As a side note, the streak is over. It doesn't really bother me, either. I don't think I'm a candidate for a long running streak. I just have too much other stuff going on and I do like an occasional day off. I say that I like a day off, but I always find myself wishing I had run on days that I take off. Anyway...
Back to the out the door thing... This morning, I had to drag myself out of bed. Then, I got dressed and laced up my racing flats for some work on the track. There were at least three different times that I had to talk myself into leaving after I was dressed and ready. I just didn't want to walk out the door and take the first few steps.
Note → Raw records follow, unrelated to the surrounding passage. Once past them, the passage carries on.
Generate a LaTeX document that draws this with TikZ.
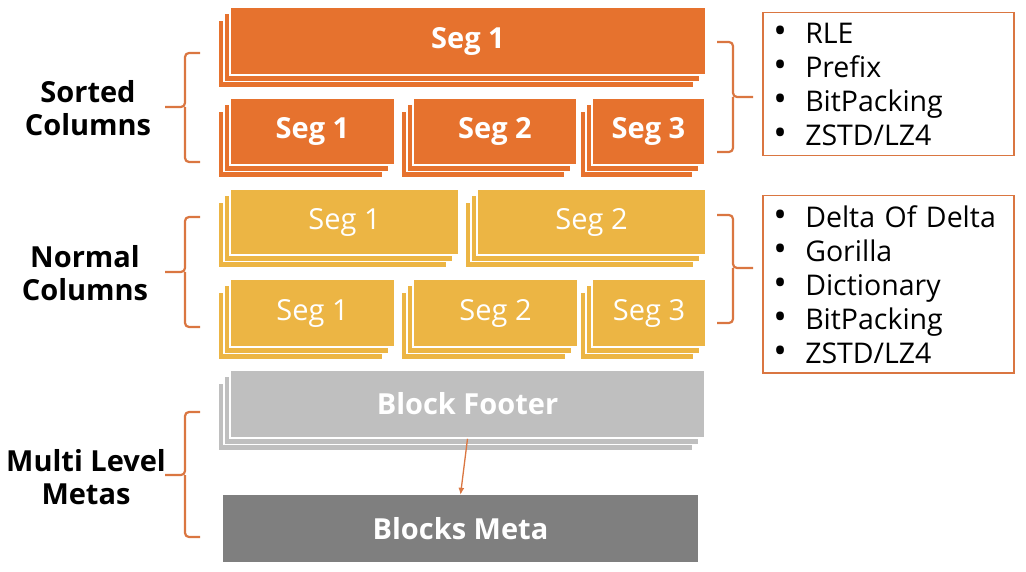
\documentclass[tikz,border=0pt]{standalone}
\usepackage{fontspec}
\setmainfont{Open Sans}
\usetikzlibrary{arrows.meta,shadows}
\definecolor{srt}{HTML}{E6722E}
\definecolor{nrm}{HTML}{ECB544}
\definecolor{ftr}{HTML}{BFBFBF}
\definecolor{mta}{HTML}{7F7F7F}
\definecolor{brc}{HTML}{DA7641}
\newcommand{\itm}[1]{\makebox[32pt][l]{\raisebox{0pt}{\fontsize{36}{36}\selectfont\textbullet}}#1}

\begin{document}
\begin{tikzpicture}[x=1pt,y=-1pt,>=Latex,
  big/.style={font=\fontsize{29}{33}\selectfont},
  bigb/.style={font=\fontsize{29}{33}\selectfont\bfseries},
  seg/.style={draw=white,line width=1.5pt,inner sep=0pt,text=white,
    double copy shadow={shadow xshift=-6pt,shadow yshift=-6.5pt}},
  sortseg/.style={seg,fill=srt,bigb},
  normseg/.style={seg,fill=nrm,big},
  list/.style={draw=brc,line width=1.5pt,text width=230pt,inner xsep=10.5pt,
    align=left,anchor=north west,font=\fontsize{28.5}{34}\selectfont},
  lbl/.style={align=center,bigb},
  brace/.style={draw=brc,line width=2.2pt,rounded corners=4pt},
  flow/.style={-{Latex[length=7pt,width=6pt]},draw=brc,line width=1.3pt}]
  \useasboundingbox (0,0) rectangle (1026,572);
  % sorted columns
  \node[sortseg,minimum width=476pt,minimum height=68pt] (sa) at (468,41) {Seg 1};
  \node[sortseg,minimum width=165pt,minimum height=67pt] (sb1) at (312.5,131.5) {Seg 1};
  \node[sortseg,minimum width=164pt,minimum height=67pt] (sb2) at (495,131.5) {Seg 2};
  \node[sortseg,minimum width=113pt,minimum height=67pt] (sb3) at (648.5,131.5) {Seg 3};
  % normal columns
  \node[normseg,minimum width=229pt,minimum height=66pt] (na1) at (344.5,222) {Seg 1};
  \node[normseg,minimum width=229pt,minimum height=66pt] (na2) at (591.5,222) {Seg 2};
  \node[normseg,minimum width=165pt,minimum height=68pt] (nb1) at (312.5,313) {Seg 1};
  \node[normseg,minimum width=165pt,minimum height=68pt] (nb2) at (495.5,313) {Seg 2};
  \node[normseg,minimum width=114pt,minimum height=68pt] (nb3) at (649,313) {Seg 3};
  % metas
  \node[seg,fill=ftr,bigb,minimum width=475pt,minimum height=68pt] (foot) at (467.5,404) {Block Footer};
  \node[fill=mta,text=white,bigb,inner sep=0pt,minimum width=475pt,minimum height=67pt] (meta) at (460.5,528.5) {Blocks Meta};
  \draw[flow] (foot.south) -- (meta.north);
  % labels
  \node[lbl] (lsort) at (88,108) {Sorted\\Columns};
  \node[lbl] (lnorm) at (85,273) {Normal\\Columns};
  \node[lbl] (lmeta) at (86,477) {Multi Level\\Metas};
  \draw[brace] (200,53) -- (185,53) -- (185,107) -- (165,107);
  \draw[brace] (185,107) -- (185,162) -- (200,162);
  \draw[brace] (200,217) -- (185,217) -- (185,272) -- (165,272);
  \draw[brace] (185,272) -- (185,327) -- (200,327);
  \draw[brace] (200,412) -- (185,412) -- (185,475) -- (165,475);
  \draw[brace] (185,475) -- (185,537) -- (200,537);
  % encodings
  \node[list,minimum height=143pt] (esort) at (762,12)
    {\itm{RLE}\\\itm{Prefix}\\\itm{BitPacking}\\\itm{ZSTD/LZ4}};
  \node[list,minimum height=177pt] (enorm) at (762,195)
    {\itm{Delta Of Delta}\\\itm{Gorilla}\\\itm{Dictionary}\\\itm{BitPacking}\\\itm{ZSTD/LZ4}};
  \draw[brace] (717,42) -- (733,42) -- (733,97) -- (753,97);
  \draw[brace] (733,97) -- (733,152) -- (717,152);
  \draw[brace] (717,215) -- (733,215) -- (733,268) -- (753,268);
  \draw[brace] (733,268) -- (733,323) -- (717,323);
\end{tikzpicture}
\end{document}
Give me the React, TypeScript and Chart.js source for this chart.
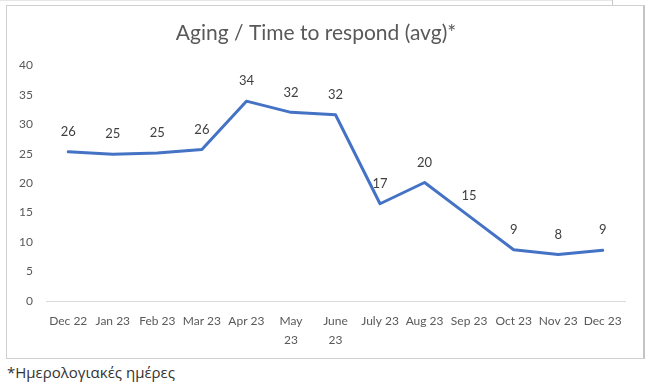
import React, { useEffect, useRef } from "react";
import { Chart, registerables } from "chart.js";

Chart.register(...registerables);

const categories: (string | string[])[] = [
  "Dec 22", "Jan 23", "Feb 23", "Mar 23", "Apr 23", ["May", "23"], ["June", "23"],
  "July 23", "Aug 23", "Sep 23", "Oct 23", "Nov 23", "Dec 23",
];
const agingValues = [25.3, 24.9, 25.1, 25.7, 33.9, 32.0, 31.6, 16.5, 20.1, 14.4, 8.7, 7.9, 8.6];
const dataLabels = ["26", "25", "25", "26", "34", "32", "32", "17", "20", "15", "9", "8", "9"];
const yMin = 0;
const yMax = 40;
const yStep = 5;
const titleText = "Aging / Time to respond (avg)*";
const footnoteText = "*Ημερολογιακές ημέρες";

const labelPlugin = {
  id: "pointValueLabels",
  afterDatasetsDraw(chart: any) {
    const ctx = chart.ctx;
    const meta = chart.getDatasetMeta(0);
    ctx.save();
    ctx.font = "13px Lato";
    ctx.fillStyle = "#404040";
    ctx.textAlign = "center";
    ctx.textBaseline = "middle";
    meta.data.forEach((pt: any, i: number) => {
      ctx.fillText(dataLabels[i], pt.x, pt.y - 20);
    });
    ctx.restore();
  },
};

export default function App() {
  const canvasRef = useRef<HTMLCanvasElement | null>(null);

  useEffect(() => {
    if (!canvasRef.current) return;
    const chart = new Chart(canvasRef.current, {
      type: "line",
      data: {
        labels: categories as any,
        datasets: [
          {
            data: agingValues,
            borderColor: "#4472C4",
            backgroundColor: "#4472C4",
            borderWidth: 3,
            pointRadius: 0,
            tension: 0,
            borderCapStyle: "round",
            borderJoinStyle: "round",
          },
        ],
      },
      options: {
        responsive: false,
        animation: false,
        layout: { padding: { left: 0, right: 18, top: 0, bottom: 0 } },
        plugins: {
          legend: { display: false },
          tooltip: { enabled: false },
          title: {
            display: true,
            text: titleText,
            color: "#595959",
            font: { family: "Lato", size: 21, weight: "normal", lineHeight: 1.2 },
            padding: { top: 15, bottom: 19 },
          },
        },
        scales: {
          x: {
            offset: true,
            grid: { display: false, drawTicks: false },
            border: { display: true, color: "#d9d9d9", width: 1 },
            ticks: {
              color: "#595959",
              font: { family: "Lato", size: 12, lineHeight: 1.55 },
              maxRotation: 0,
              minRotation: 0,
              autoSkip: false,
              padding: 11,
            },
            afterFit: (s: any) => {
              s.height = 57;
            },
          },
          y: {
            min: yMin,
            max: yMax,
            grid: { display: false, drawTicks: false },
            border: { display: false },
            ticks: {
              stepSize: yStep,
              color: "#595959",
              font: { family: "Lato", size: 12 },
              padding: 13,
            },
            afterFit: (s: any) => {
              s.width = 39;
            },
          },
        },
      },
      plugins: [labelPlugin],
    });
    return () => chart.destroy();
  }, []);

  return (
    <div style={{ position: "absolute", left: 0, top: 0, width: 654, height: 385, background: "#fff" }}>
      <div style={{ position: "absolute", left: 0, top: 0, width: 612, height: 1, background: "#e6e6e6" }} />
      <div style={{ position: "absolute", left: 612, top: 0, width: 1, height: 5, background: "#c8c8c8" }} />
      <div
        style={{
          position: "absolute",
          left: 6,
          top: 5,
          width: 636,
          height: 352,
          border: "1px solid #d0d0d0",
          borderRightWidth: 2,
          borderRightColor: "#c4c4c4",
        }}
      >
        <canvas ref={canvasRef} width={636} height={352} style={{ display: "block" }} />
      </div>
      <div
        style={{
          position: "absolute",
          left: 7,
          top: 362,
          fontFamily: "'Open Sans', sans-serif",
          fontSize: 15,
          lineHeight: "20px",
          color: "#333",
          whiteSpace: "nowrap",
        }}
      >
        {footnoteText}
      </div>
    </div>
  );
}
Finally, after wasting 15 minutes doing nothing but deciding whether or not I would run this morning, I hit the road and ran to the Athens High track.
This is how quickly things change. The schedule called for 6x1000m repeats at 5k pace. After the 3rd one, I was thinking, "Wow, this feels good. I like this. It's hard, but fun." After the 5th one I was thinking, "Really, do I only have one more to do? Maybe I should do 8 instead of 6." After the 6th and final one, I thought, "I'd love to do 2 or 3 more, but I'm out of time. I wish I hadn't wasted so much time talking myself into leaving this morning." How does one's mindset change so quickly? Oh yeah, 3:36, 3:32, 3:32, 3:33, 3:33, 3:26.
It's probably a good thing that I didn't do any extra. There's a small race this weekend, you know.